La tentative de Virginie Calmels
Le problème est que Laurent Wauquiez, lui, ne peut pas s’empêcher de tuer. Et Virginie Calmels, sa vice-présidente limogée manu militari, vient de l’apprendre à ses dépens. Passée par la téléréalité et le groupe audiovisuel Endemol – donc familière des histoires fausses vendues à prix d’or – l’ex-femme d’affaires croyait possible le grand écart entre deux fidélités aux racines opposées. A Bordeaux, l’union avec Alain Juppé, ce grand blessé de la politique hexagonale dont elle demeure la première adjointe à la mairie. A Paris, le flirt poussé avec l’autre droite: celle des artisans, des petits commerçants, des notables des villes moyennes ulcérés de voir les patrons d’entreprises du CAC 40 se vautrer dans la Macronie.
L’impossible synthèse entre gaullisme et populisme
Virginie Calmels incarnait, par sa démarche, ce qu’elle croyait être indispensable pour Wauquiez face à un Emmanuel Macron résolu à occuper durablement le centre de l’échiquier politique et le créneau du libéralisme économique: une synthèse impossible entre gaullisme et populisme. Entre valeurs et colère. Entre le lobby ultra-catholique «Sens commun» et l’acceptation d’une nouvelle bourgeoisie française, diverse et multiculturelle.

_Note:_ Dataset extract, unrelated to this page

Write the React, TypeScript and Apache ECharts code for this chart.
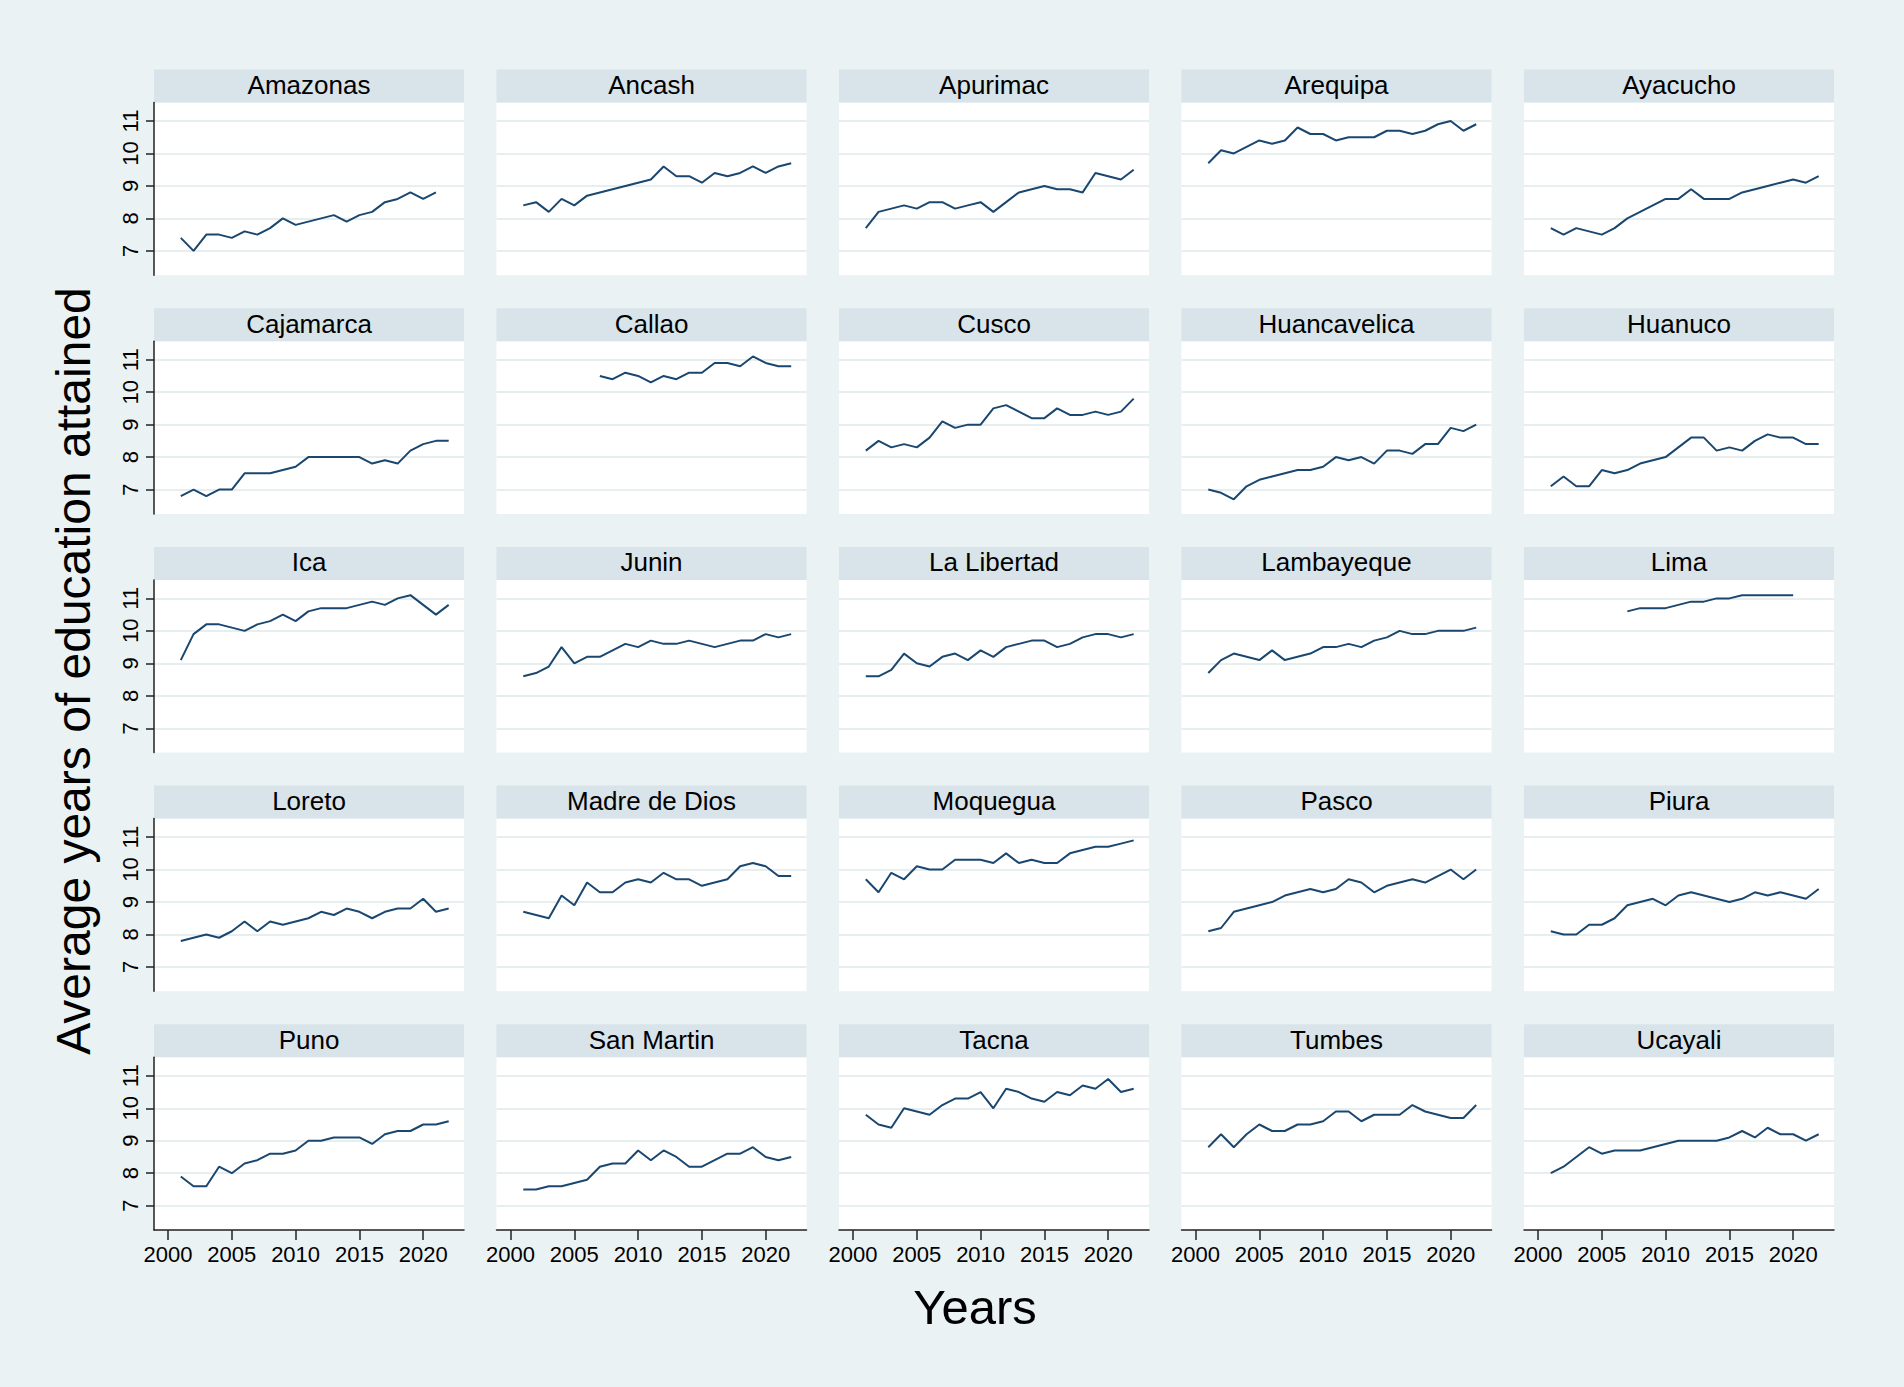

Avec une bonne dose de cynisme, et en misant beaucoup (trop) sur la carte féministe, l’ex-cheffe d’entreprise pensait que son nouveau patron – élu à la tête des Républicains le 10 décembre 2017 – saurait jouer collectif et l’utiliser à sa juste valeur. Triple erreur. En dénonçant la ligne «populiste et identitaire» de l’élu auvergnat, Virginie Calmels a commis trois écarts inacceptables alors que la colère gronde parmi les élus locaux conservateurs. Elle a divergé de la ligne du chef. Elle a contesté son autorité. Et elle a, ce faisant, démontré le suicidaire isolement de ce dernier.
De victime à danger potentiel
Le résultat? Laurent Wauquiez est aujourd’hui politiquement nu. Licenciée sans préavis, jetée hors de son bureau et priée de venir récupérer ses affaires dans un carton à l’entrée du siège parisien des Républicains, «Corporate» Calmels permettait à l’homme fort de Rhone-Alpes-Auvergne de tisser un récit crédible d’efficacité et de modernité. Lui, le premier de classe, diplômé de l’Ecole normale supérieure, parmi les élèves les plus brillants de sa génération, pouvait garder ainsi le lien avec les dirigeants d’entreprise, conserver un semblant de vernis pro-européen, et espérer courtiser les déçus du quinquennat Macron.
Plus grave: le patron des «Républicains» a fait de son ancienne vice-présidente une victime, donc un potentiel danger. Alors que, jusqu’à l’affrontement de ces derniers jours, personne ou presque ne voyait en elle un quelconque recours.
Peut-on encore avoir confiance en Wauquiez?
La morale de l’histoire est simple, limpide, et Nicolas Sarkozy l’a bien compris: Wauquiez le «bad boy» perd pied dans la tempête. Sarko, à la tête des Républicains, n’en pouvait plus des sorties fracassantes de son ex-ministre Nathalie Kosciusko-Morizet, alias NKM, candidate contre lui lors des primaires de la droite. En privé, l’ancien chef de l’Etat raillait la facilité avec laquelle son ancienne ministre raillait des politiques qu’elle avait jadis actées, et approuvées, lors du quinquennat 2007-2012. «Dézinguer» NKM était devenu son passe-temps favori. Mais jamais Sarko n’avait pris le risque de l’affront public. Parce qu’il savait qu’in fine la victoire se joue toujours sur l’union de la droite. Ce que François Fillon n’a pas su obtenir.
Le sujet n’est pas le passé de Wauquiez, tueur politique patenté de ses anciens parrains, tel l’ex-commissaire européen centriste Jacques Barrot, lui aussi familier de la Suisse. La question est celle de son avenir: qui peut, demain, lui faire confiance? Qui peut croire, encore, à sa capacité de rassembler? Qui peut avoir envie de le rejoindre? La droite française est désormais celle de la peur. Engluée dans la disruption négative d’un leader toujours à la recherche d’un programme crédible. Et pris dans son propre étau.